Re: The Noodle Compound
The thing is that all of these things cost money. None of these things are free or people wouldn't do them. Charging someone money for something that isn't real while telling them it is (whether they tell them it is directly or allow the customer to assume it is, it's still lying) is fraud. There are cases where people honestly believe they can speak to the dead or are a palm reader or whatever, but this is ignorance and rarely do these people change their mind even if evidence is placed before them that they are lying (sucha s failing the million dollar challenge).

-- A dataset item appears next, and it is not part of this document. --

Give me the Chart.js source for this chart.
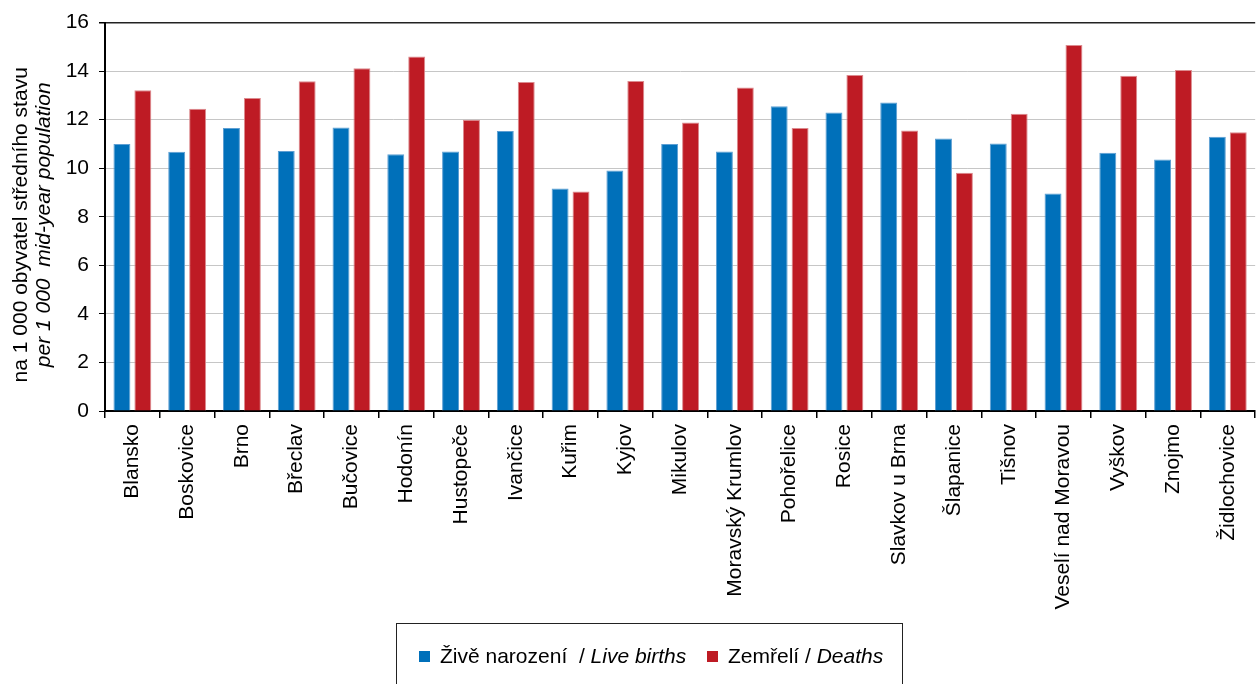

What's worse than the money issue is the issue of ignorance, though. I don't just mean ignorance to the truth for the person providing the service... I especially mean the ignorance of the customer. An ignorant customer may accept homeopathy as a treatment and as a result forego other real treatments. This happens all the time and people die because of it. Sure the placebo effect is fine and all but a world that is less ignorant could receive placebo effects from other, less expensive things, or when applicable (always?) receive some kind of real treatment.
/rant
I never meant - as I hope you read - any alternative to replace real medicin. But in my experience doctors don't listen and don't give a **** about how you feel with whatever you're having. Decent alternative healers don't charge a lot.

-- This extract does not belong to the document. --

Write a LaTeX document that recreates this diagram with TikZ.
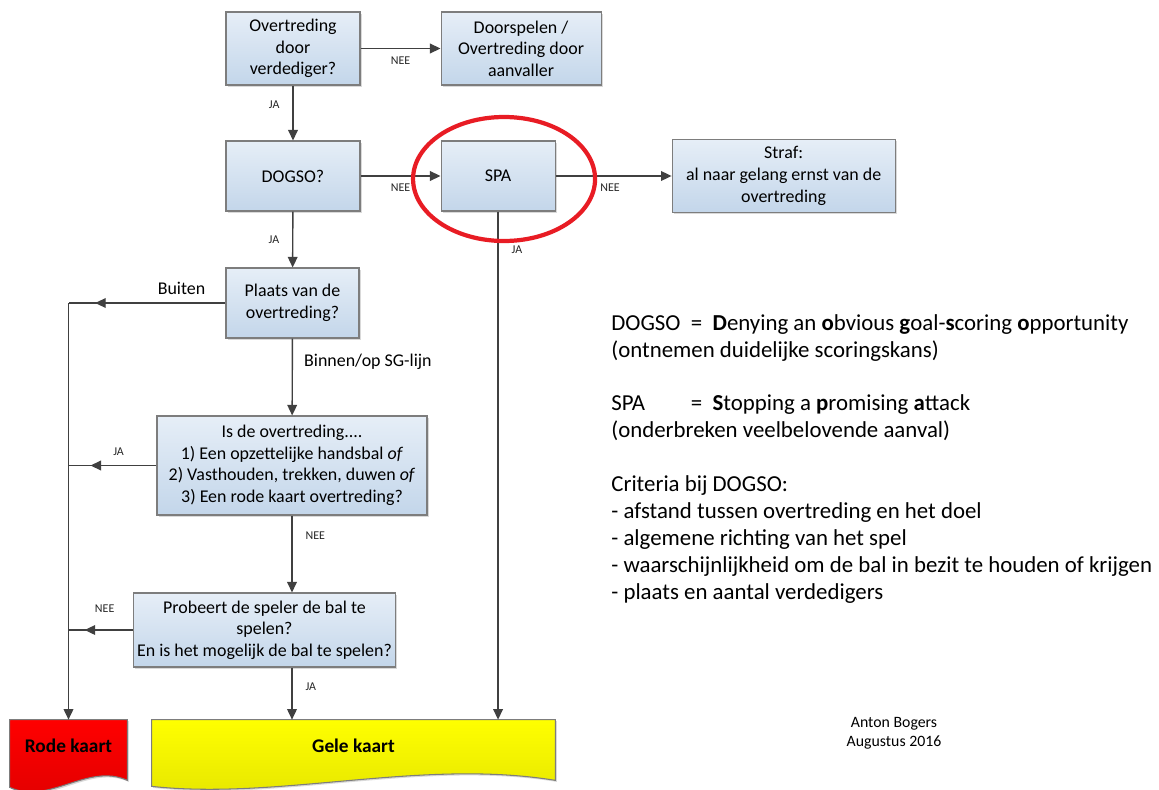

Maybe it's different over here, I don't know.
Also there's so much fraud and people with bad intentions that it also does away with the ones who really only want to help and sometimes do - like a helpline people phone when in need. For some people, this works and while I think you should protect the feebleminded and desperate (they're not necessarily the same category) from fraud and your money being taken away for nothing, if you pay for someone for his time, what it boils down to as someone really listening, and there just happens to be a lot of decorum around it but it makes someone feel better (and it doesn't stop this person from getting real medicin!), then you only patronize people telling them what is good for them. And my ego's not so big that I can decide that.
I will always point out flaws, fraud, dubious theories. But I've found that if often boils to someone really listening, even when paid for, and that that helps. It wouldn't be for me.
Also, where's the line? With my complaints the doctors ran out of ideas and I was running out of money simultanously. One of my gp's suggested using highly concentrated ginger tablets. It kinda helps, not always but sometimes it does. Sometimes the line between herbal remedies and "real medicins" is thin.
And how about this one. We all know you can't talk to the death.
But what if someone genuinly believes he or she can?
And what if someone is shocked and traumatized by the loss of a loved one, and believes in people being able to talk to the death?
In an ideal situation this person will once hear that the loved one says all is well now, he is in a happy place, and wants the person to move on. You only need to hear that once, and that can give closure.
A fraud will try to get a second visit out of this person, which serves no purpose of reassurance.